> _To be done_: Copy exactly the lines from the start of the material through the line with "plt.rcParams['font.family'] = ['Liberation". Pictures stay out of the copy.

> _Dataset section_:
######

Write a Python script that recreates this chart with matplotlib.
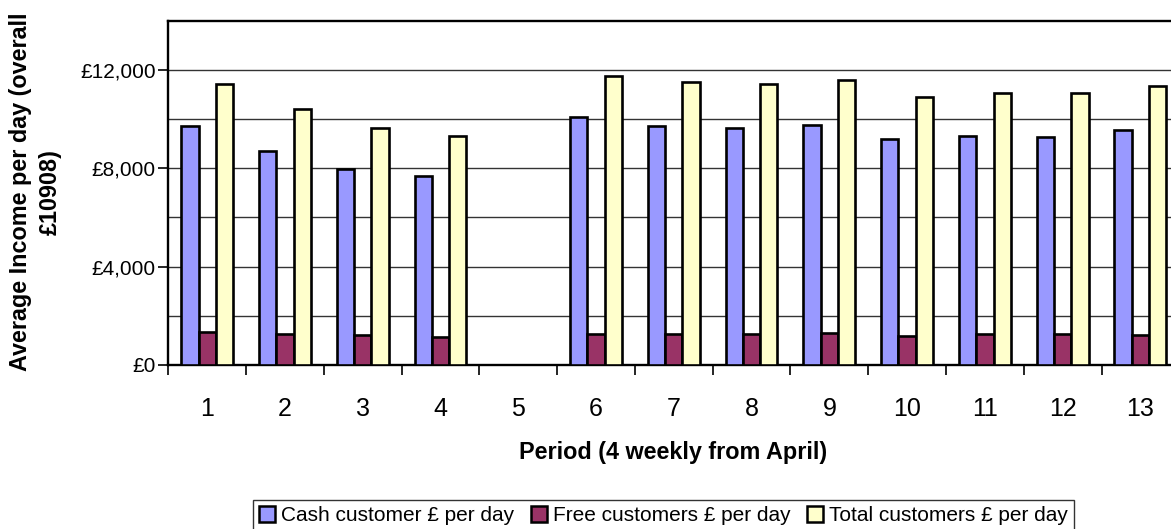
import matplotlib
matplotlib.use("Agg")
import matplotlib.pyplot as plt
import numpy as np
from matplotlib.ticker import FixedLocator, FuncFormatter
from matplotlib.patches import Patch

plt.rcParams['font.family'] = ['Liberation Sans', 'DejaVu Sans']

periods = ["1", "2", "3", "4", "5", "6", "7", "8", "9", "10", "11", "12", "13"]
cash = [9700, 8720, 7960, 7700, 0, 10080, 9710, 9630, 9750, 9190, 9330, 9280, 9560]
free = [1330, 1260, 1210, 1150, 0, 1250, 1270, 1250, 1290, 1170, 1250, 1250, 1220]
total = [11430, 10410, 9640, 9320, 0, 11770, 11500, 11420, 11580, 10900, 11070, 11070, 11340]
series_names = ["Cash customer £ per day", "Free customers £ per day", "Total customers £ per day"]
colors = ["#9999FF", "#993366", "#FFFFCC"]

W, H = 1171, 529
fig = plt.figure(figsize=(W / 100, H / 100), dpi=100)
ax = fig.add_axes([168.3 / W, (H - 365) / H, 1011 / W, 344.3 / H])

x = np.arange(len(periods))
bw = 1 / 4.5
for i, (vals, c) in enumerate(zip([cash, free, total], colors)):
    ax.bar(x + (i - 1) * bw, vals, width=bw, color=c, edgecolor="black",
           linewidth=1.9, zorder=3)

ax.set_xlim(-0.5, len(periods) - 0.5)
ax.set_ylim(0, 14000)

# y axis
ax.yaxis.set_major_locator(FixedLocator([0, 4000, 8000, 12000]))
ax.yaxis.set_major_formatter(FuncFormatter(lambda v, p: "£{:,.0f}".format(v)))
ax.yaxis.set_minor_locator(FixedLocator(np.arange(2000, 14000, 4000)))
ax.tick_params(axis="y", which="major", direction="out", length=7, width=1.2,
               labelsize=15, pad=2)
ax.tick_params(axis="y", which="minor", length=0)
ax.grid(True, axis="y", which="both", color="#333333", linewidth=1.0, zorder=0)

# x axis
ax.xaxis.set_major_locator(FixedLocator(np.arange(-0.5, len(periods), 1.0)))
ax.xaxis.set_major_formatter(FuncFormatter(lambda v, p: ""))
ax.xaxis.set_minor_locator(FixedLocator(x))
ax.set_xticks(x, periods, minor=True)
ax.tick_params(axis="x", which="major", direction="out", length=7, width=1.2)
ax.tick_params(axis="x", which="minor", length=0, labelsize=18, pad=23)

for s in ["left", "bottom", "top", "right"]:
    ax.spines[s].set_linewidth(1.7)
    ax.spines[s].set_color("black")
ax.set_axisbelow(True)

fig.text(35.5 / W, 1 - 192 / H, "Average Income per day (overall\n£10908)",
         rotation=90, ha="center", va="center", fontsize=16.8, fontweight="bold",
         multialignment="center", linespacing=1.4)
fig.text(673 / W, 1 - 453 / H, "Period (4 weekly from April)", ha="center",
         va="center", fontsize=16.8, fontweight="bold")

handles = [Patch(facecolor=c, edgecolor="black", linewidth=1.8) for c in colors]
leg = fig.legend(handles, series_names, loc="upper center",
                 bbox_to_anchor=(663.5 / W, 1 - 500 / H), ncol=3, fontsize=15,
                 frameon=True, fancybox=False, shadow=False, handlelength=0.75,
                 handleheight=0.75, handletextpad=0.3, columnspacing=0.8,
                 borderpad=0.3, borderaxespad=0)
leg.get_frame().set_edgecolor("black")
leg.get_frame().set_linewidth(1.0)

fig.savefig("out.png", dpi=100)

######

> _Written solution_:
Write a Python script that recreates this chart with matplotlib.
import matplotlib
matplotlib.use("Agg")
import matplotlib.pyplot as plt
import numpy as np
from matplotlib.ticker import FixedLocator, FuncFormatter
from matplotlib.patches import Patch

plt.rcParams['font.family'] = ['Liberation Sans', 'DejaVu Sans']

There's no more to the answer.